Write out the data below in full, unchanged, minus the images.
BEGIN Data extract
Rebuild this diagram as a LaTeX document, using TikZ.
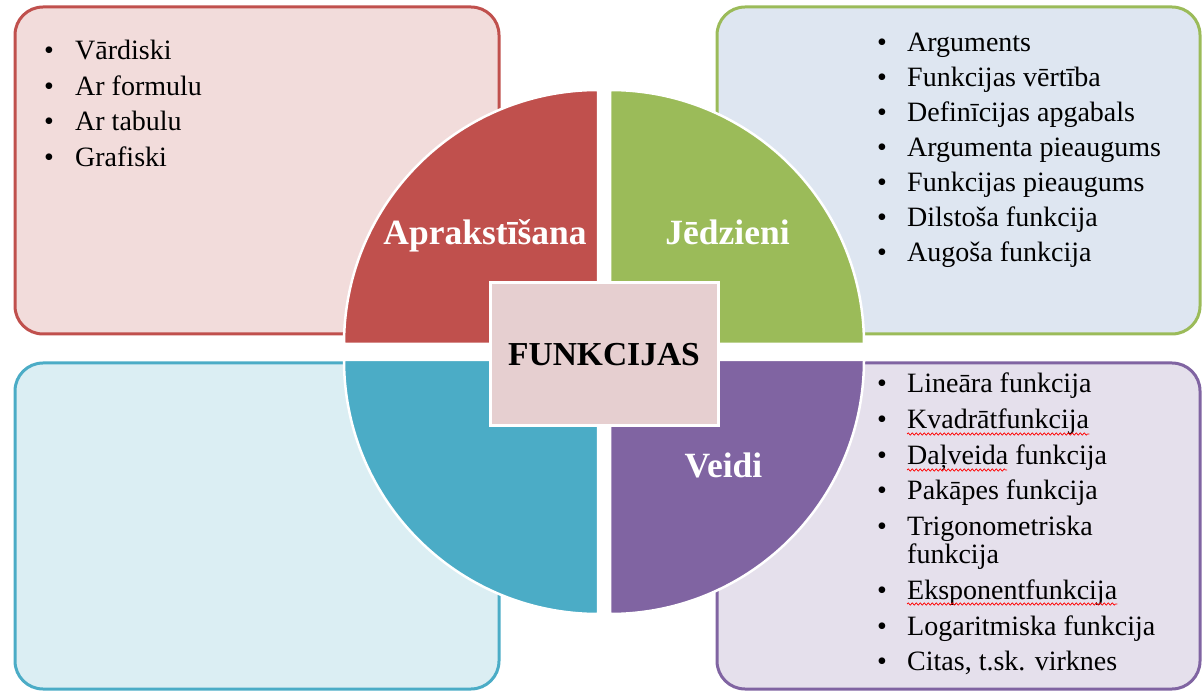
\documentclass[tikz,border=0pt]{standalone}
\usepackage{fontspec}
\setmainfont{Liberation Serif}
\usetikzlibrary{calc}
\usetikzlibrary{decorations.pathmorphing}
\definecolor{redq}{HTML}{C0504D}
\definecolor{greenq}{HTML}{9BBB59}
\definecolor{blueq}{HTML}{4BACC6}
\definecolor{purpleq}{HTML}{8064A2}
\definecolor{redbox}{HTML}{F2DCDB}
\definecolor{greenbox}{HTML}{DEE6F1}
\definecolor{bluebox}{HTML}{DBEEF3}
\definecolor{purplebox}{HTML}{E5E0EC}
\definecolor{centrebox}{HTML}{E6CFD0}
\tikzset{
  listbox/.style={line width=3pt,rounded corners=28pt},
  quarter/.style={draw=white,line width=2.5pt},
  centre/.style={fill=centrebox,draw=white,line width=3pt,minimum width=228pt,
                 minimum height=143pt,font=\fontsize{33.5}{40}\selectfont\bfseries},
  qlabel/.style={white,anchor=base,inner sep=0pt,font=\fontsize{35.5}{40}\selectfont\bfseries},
  item/.style={anchor=base west,inner sep=0pt,font=\fontsize{28}{28}\selectfont},
  dot/.style={anchor=base,inner sep=0pt,font=\fontsize{28}{28}\selectfont},
  squiggle/.style={red,line width=0.7pt,decorate,
                   decoration={snake,amplitude=1.1pt,segment length=4pt}}
}

\begin{document}
\begin{tikzpicture}[x=1pt,y=1pt]
  \def\H{691}
  \def\r{254} % radius of the quarters
  \def\gx{6}
  \def\gy{8}
  \def\bx{49} % bullets
  \def\tx{75} % text
  \useasboundingbox (0,0) rectangle (1204,\H);
  \coordinate (C) at (604,339);

  % BOXES
  \filldraw[listbox,draw=redq,fill=redbox] (15,357) rectangle (499,684);
  \filldraw[listbox,draw=greenq,fill=greenbox] (717,357) rectangle (1200,684);
  \filldraw[listbox,draw=blueq,fill=bluebox] (15,2) rectangle (499,328);
  \filldraw[listbox,draw=purpleq,fill=purplebox] (717,2) rectangle (1200,328);

  % QUARTERS
  \filldraw[quarter,fill=redq] ($(C)+(-\gx,\gy)$) -- ++(-\r,0) arc (180:90:\r) -- cycle;
  \filldraw[quarter,fill=greenq] ($(C)+(\gx,\gy)$) -- ++(0,\r) arc (90:0:\r) -- cycle;
  \filldraw[quarter,fill=blueq] ($(C)+(-\gx,-\gy)$) -- ++(0,-\r) arc (270:180:\r) -- cycle;
  \filldraw[quarter,fill=purpleq] ($(C)+(\gx,-\gy)$) -- ++(\r,0) arc (0:-90:\r) -- cycle;

  % LABELS
  \node[centre] (funk) at (604,336.5) {FUNKCIJAS};
  \node[qlabel] (apr) at (485,446) {Aprakstīšana};
  \node[qlabel] (jed) at (727.5,446) {Jēdzieni};
  \node[qlabel] (veidi) at (723.5,213) {Veidi};

  % LISTS
  \foreach \txt [count=\i from 0] in {Vārdiski,Ar formulu,Ar tabulu,Grafiski}{
    \node[dot] (rd\i) at (\bx,631-35.5*\i) {•};
    \node[item] (ra\i) at (\tx,631-35.5*\i) {\txt};
  }
  \foreach \txt [count=\i from 0] in {Arguments,Funkcijas vērtība,Definīcijas apgabals,
      Argumenta pieaugums,Funkcijas pieaugums,Dilstoša funkcija,Augoša funkcija}{
    \node[dot] (gd\i) at (\bx+833,639-35*\i) {•};
    \node[item] (ga\i) at (\tx+832,639-35*\i) {\txt};
  }
  \foreach \yy/\txt [count=\i from 0] in {298/Lineāra funkcija,262/Kvadrātfunkcija,
      226/Daļveida funkcija,191/Pakāpes funkcija,
      156/{\vtop{\hbox{Trigonometriska}\hbox{funkcija}}},
      92/Eksponentfunkcija,56/Logaritmiska funkcija,21/{Citas, t.sk. virknes}}{
    \node[dot] (pd\i) at (\bx+833,\yy) {•};
    \node[item] (pa\i) at (\tx+832,\yy) {\txt};
  }
  % spell check marks
  \draw[squiggle] ($(pa1.base west)+(0,-5)$) -- ($(pa1.base east)+(0,-5)$);
  \draw[squiggle] ($(pa2.base west)+(0,-5)$) -- ++(100,0);
  \draw[squiggle] ($(pa5.base west)+(0,-5)$) -- ($(pa5.base east)+(0,-5)$);
\end{tikzpicture}
\end{document}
END Data extract
• Output
Rebuild this diagram as a LaTeX document, using TikZ.
\documentclass[tikz,border=0pt]{standalone}
\usepackage{fontspec}
\setmainfont{Liberation Serif}
\usetikzlibrary{calc}
\usetikzlibrary{decorations.pathmorphing}
\definecolor{redq}{HTML}{C0504D}
\definecolor{greenq}{HTML}{9BBB59}
\definecolor{blueq}{HTML}{4BACC6}
\definecolor{purpleq}{HTML}{8064A2}
\definecolor{redbox}{HTML}{F2DCDB}
\definecolor{greenbox}{HTML}{DEE6F1}
\definecolor{bluebox}{HTML}{DBEEF3}
\definecolor{purplebox}{HTML}{E5E0EC}
\definecolor{centrebox}{HTML}{E6CFD0}
\tikzset{
  listbox/.style={line width=3pt,rounded corners=28pt},
  quarter/.style={draw=white,line width=2.5pt},
  centre/.style={fill=centrebox,draw=white,line width=3pt,minimum width=228pt,
                 minimum height=143pt,font=\fontsize{33.5}{40}\selectfont\bfseries},
  qlabel/.style={white,anchor=base,inner sep=0pt,font=\fontsize{35.5}{40}\selectfont\bfseries},
  item/.style={anchor=base west,inner sep=0pt,font=\fontsize{28}{28}\selectfont},
  dot/.style={anchor=base,inner sep=0pt,font=\fontsize{28}{28}\selectfont},
  squiggle/.style={red,line width=0.7pt,decorate,
                   decoration={snake,amplitude=1.1pt,segment length=4pt}}
}

\begin{document}
\begin{tikzpicture}[x=1pt,y=1pt]
  \def\H{691}
  \def\r{254} % radius of the quarters
  \def\gx{6}
  \def\gy{8}
  \def\bx{49} % bullets
  \def\tx{75} % text
  \useasboundingbox (0,0) rectangle (1204,\H);
  \coordinate (C) at (604,339);

  % BOXES
  \filldraw[listbox,draw=redq,fill=redbox] (15,357) rectangle (499,684);
  \filldraw[listbox,draw=greenq,fill=greenbox] (717,357) rectangle (1200,684);
  \filldraw[listbox,draw=blueq,fill=bluebox] (15,2) rectangle (499,328);
  \filldraw[listbox,draw=purpleq,fill=purplebox] (717,2) rectangle (1200,328);

  % QUARTERS
  \filldraw[quarter,fill=redq] ($(C)+(-\gx,\gy)$) -- ++(-\r,0) arc (180:90:\r) -- cycle;
  \filldraw[quarter,fill=greenq] ($(C)+(\gx,\gy)$) -- ++(0,\r) arc (90:0:\r) -- cycle;
  \filldraw[quarter,fill=blueq] ($(C)+(-\gx,-\gy)$) -- ++(0,-\r) arc (270:180:\r) -- cycle;
  \filldraw[quarter,fill=purpleq] ($(C)+(\gx,-\gy)$) -- ++(\r,0) arc (0:-90:\r) -- cycle;

  % LABELS
  \node[centre] (funk) at (604,336.5) {FUNKCIJAS};
  \node[qlabel] (apr) at (485,446) {Aprakstīšana};
  \node[qlabel] (jed) at (727.5,446) {Jēdzieni};
  \node[qlabel] (veidi) at (723.5,213) {Veidi};

  % LISTS
  \foreach \txt [count=\i from 0] in {Vārdiski,Ar formulu,Ar tabulu,Grafiski}{
    \node[dot] (rd\i) at (\bx,631-35.5*\i) {•};
    \node[item] (ra\i) at (\tx,631-35.5*\i) {\txt};
  }
  \foreach \txt [count=\i from 0] in {Arguments,Funkcijas vērtība,Definīcijas apgabals,
      Argumenta pieaugums,Funkcijas pieaugums,Dilstoša funkcija,Augoša funkcija}{
    \node[dot] (gd\i) at (\bx+833,639-35*\i) {•};
    \node[item] (ga\i) at (\tx+832,639-35*\i) {\txt};
  }
  \foreach \yy/\txt [count=\i from 0] in {298/Lineāra funkcija,262/Kvadrātfunkcija,
      226/Daļveida funkcija,191/Pakāpes funkcija,
      156/{\vtop{\hbox{Trigonometriska}\hbox{funkcija}}},
      92/Eksponentfunkcija,56/Logaritmiska funkcija,21/{Citas, t.sk. virknes}}{
    \node[dot] (pd\i) at (\bx+833,\yy) {•};
    \node[item] (pa\i) at (\tx+832,\yy) {\txt};
  }
  % spell check marks
  \draw[squiggle] ($(pa1.base west)+(0,-5)$) -- ($(pa1.base east)+(0,-5)$);
  \draw[squiggle] ($(pa2.base west)+(0,-5)$) -- ++(100,0);
  \draw[squiggle] ($(pa5.base west)+(0,-5)$) -- ($(pa5.base east)+(0,-5)$);
\end{tikzpicture}
\end{document}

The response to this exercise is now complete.